Job growth in the United States was falling more than expected as the US unemployment rate falls to 17 year lows at 3.9%. The decline came as some of the workers left the work force.
The U.S. Labor department released the highly anticipated nonfarm payrolls report on Friday. The official data showed that wages barely increased. This is likely to ease the market expectations of a faster than expected rise in inflation which could lead to a faster pace of rate hikes.
Data from BLS showed that for the month of April, the U.S. economy added 164k jobs during the month. The numbers for March, which was initially reported at 103k, was seen being revised to 135k. Combined, the data showed that it was still the smallest number of jobs created in the past six months following February’s increase of 324k.
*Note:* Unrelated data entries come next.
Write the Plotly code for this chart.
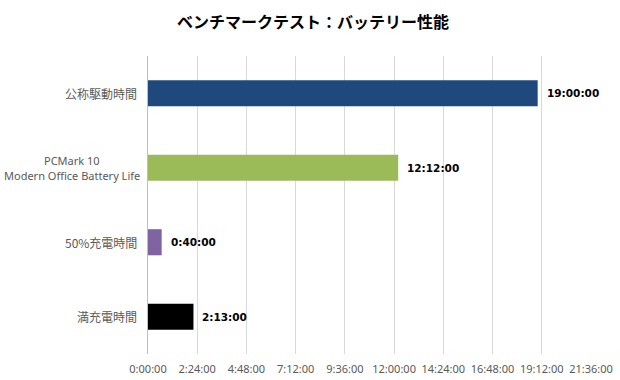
import plotly.graph_objects as go

categories = ["公称駆動時間", "PCMark 10<br>Modern Office Battery Life", "50%充電時間", "満充電時間"]
values_hms = ["19:00:00", "12:12:00", "0:40:00", "2:13:00"]
colors = ["#1F497D", "#9BBB59", "#8064A2", "#000000"]
tick_labels = ["0:00:00", "2:24:00", "4:48:00", "7:12:00", "9:36:00", "12:00:00",
               "14:24:00", "16:48:00", "19:12:00", "21:36:00"]
title = "ベンチマークテスト：バッテリー性能"


def to_minutes(s):
    h, m, sec = (int(p) for p in s.split(":"))
    return h * 60 + m + sec / 60.0


values = [to_minutes(v) for v in values_hms]
tick_vals = [to_minutes(t) for t in tick_labels]

fig = go.Figure()
fig.add_trace(go.Bar(
    y=categories, x=values, orientation="h",
    marker=dict(color=colors, line=dict(width=0)),
    width=0.35, cliponaxis=False, hoverinfo="skip",
))

for c, v, t in zip(categories, values, values_hms):
    fig.add_annotation(x=v, y=c, xref="x", yref="y", text="<b>" + t + "</b>",
                       showarrow=False, xanchor="left", xshift=7,
                       font=dict(family="DejaVu Sans", size=10.5, color="#000000"))
    lines = c.split("<br>")
    n = len(lines)
    for i, line in enumerate(lines):
        is_latin = all(ord(ch) < 128 for ch in line)
        fig.add_annotation(x=0, y=c, xref="paper", yref="y", text=line,
                           showarrow=False, xanchor="right" if n == 1 else "center",
                           xshift=-9 if n == 1 else -76, yshift=(n - 1) * 7.5 - i * 15,
                           font=dict(family="Noto Sans" if is_latin else "Noto Sans CJK JP",
                                     size=11 if is_latin else 12, color="#595959"))

fig.update_layout(
    width=620, height=380,
    margin=dict(l=148, r=29, t=56, b=26, autoexpand=False),
    paper_bgcolor="white", plot_bgcolor="white",
    showlegend=False,
    title=dict(text="<b>" + title + "</b>", x=0.505, xanchor="center", y=0.942, yanchor="middle",
               font=dict(family="Noto Sans CJK JP", size=16, color="#000000")),
    xaxis=dict(range=[0, tick_vals[-1]], tickvals=tick_vals, ticktext=tick_labels,
               showgrid=True, gridcolor="#D9D9D9", gridwidth=1, zeroline=False,
               showline=False, ticks="", fixedrange=True, automargin=False,
               ticklabelstandoff=7,
               tickfont=dict(family="Noto Sans", size=11, color="#595959")),
    yaxis=dict(categoryorder="array", categoryarray=categories, autorange="reversed",
               showticklabels=False, showgrid=False, zeroline=False, automargin=False,
               showline=True, linecolor="#BFBFBF", linewidth=1, ticks="", fixedrange=True),
)

fig.write_html("out.html", config={"displayModeBar": False},
               post_script="document.body.style.margin='0';document.body.style.overflow='hidden';")
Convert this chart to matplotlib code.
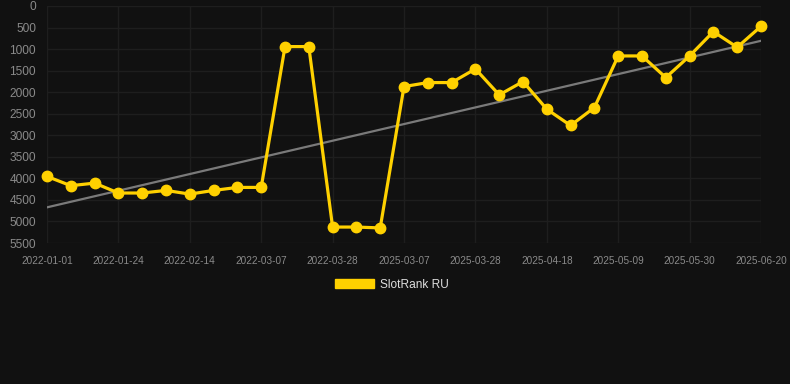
import numpy as np
import matplotlib
matplotlib.use('Agg')
import matplotlib.pyplot as plt
from matplotlib.patches import Patch

## data
rank = [3955, 4170, 4110, 4340, 4340, 4280, 4365, 4280, 4210, 4210,
        942, 942, 5130, 5130, 5150, 1870, 1777, 1777, 1460, 2063,
        1754, 2395, 2773, 2356, 1159, 1159, 1661, 1159, 595, 958, 471]
tick_labels = ['2022-01-01', '2022-01-24', '2022-02-14', '2022-03-07',
               '2022-03-28', '2025-03-07', '2025-03-28', '2025-04-18',
               '2025-05-09', '2025-05-30', '2025-06-20']
series_name = 'SlotRank RU'

## style
bg, grid_c, txt_c = '#111111', '#1e1e1e', '#8a8a8a'
gold, trend_c = '#FFD100', '#7a7a7a'
plt.rcParams['font.family'] = ['Liberation Sans', 'DejaVu Sans']

x = np.arange(len(rank))
slope, icpt = np.polyfit(x, rank, 1)

fig = plt.figure(figsize = (7.9, 3.84), dpi = 100, facecolor = bg)
ax = fig.add_axes([47 / 790, 1 - 243 / 384, 714 / 790, 237 / 384])
ax.set_facecolor(bg)

# trend then series
ax.plot(x, slope * x + icpt, color = trend_c, lw = 1.6, zorder = 2)
ax.plot(x, rank, color = gold, lw = 2.3, marker = 'o', ms = 7.5,
        clip_on = False, zorder = 3)

# axes formatting
ax.set_xlim(0, len(rank) - 1)
ax.set_ylim(5500, 0)
ax.set_yticks(np.arange(0, 5501, 500))
ax.set_xticks(x[::3])
ax.set_xticklabels(tick_labels)
ax.tick_params(axis = 'y', colors = txt_c, labelsize = 8.6, length = 0, pad = 8)
ax.tick_params(axis = 'x', colors = txt_c, labelsize = 7.2, length = 0, pad = 9)
ax.grid(color = grid_c, lw = 1.0)
ax.set_axisbelow(True)
for s in ax.spines.values():
    s.set_visible(False)

# legend under the plot
leg = fig.legend(handles = [Patch(facecolor = gold, edgecolor = gold)],
                 labels = [series_name], loc = 'center',
                 bbox_to_anchor = (392 / 790, 1 - 285 / 384), frameon = False,
                 fontsize = 8.6, handlelength = 3.3, handleheight = 0.8,
                 handletextpad = 0.5, labelcolor = '#dddddd')

fig.savefig('out.png', dpi = 100, facecolor = bg)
The median estimates pointed to a 192k jobs being added on the month and forecasts showed that the unemployment rate would slip from 4.1% to 4.0% during April.
Hiring was seen to be moderately growing with the sluggish pace of job growth attributed to the cold weather both in March and April. The jobs report showed that there was an increase in the employers looking for workers, most notably in the manufacturing and construction sectors.
The U.S. unemployment rate fell from 4.1% to 3.9% in April. This was the lowest unemployment rate recorded since December 2000. The Federal Reserve forecast that unemployment rate would fall to 3.8% by the end of the year.
The decline in the unemployment rate however came as 236k workers left the labor market. The labor force participation rate which measures the proportion of working age Americans who have a job or looking for one was seen falling to 62.8% in April compared to 62.9% in March.
Average earnings were seen rising by just four cents or 0.1% on the month. This comes following a 0.2% increase in March. On an annual basis, the average hourly earnings was at 2.6%.
The average hourly earnings showed that wage inflation grew only slightly but other measures remained robust. The employment cost index which is seen as a measure of labor market slack was seen rising strongly in the first quarter with wages rising at the fastest pace in nearly 11 years.
Recent data showed that the Fed’s preferred gauge of inflation, the core PCE price indeed was 1.9% on a year over year basis in March. This was after the index rose to 1.6% the month before. The weaker pace of wage growth suggests that inflation pressures are likely to ease, which falls in line with the current narrative of the markets expecting to see three rate hikes this year.
Among the sectors that contributed to the job growth, the construction sector was seen adding 17k jobs during the month. This came after the sector reported a decline in March. Manufacturing sector was seen adding 24,000 jobs while the retail sales added 1,800 jobs during the period. Government payrolls declined by 4000 in April and this was attributed to a decline in the employment in the education sector. Leisure and hospitality industry added 18,000 jobs during the month.
The U.S. economy is expected to add an average of 120k jobs every month to keep up with the growth in the working age population. Other measures of employment, namely the underemployment rate which measures the number of people unable to find work or working part-time fell to 7.8% in April. This was better than the March print of 8.0%.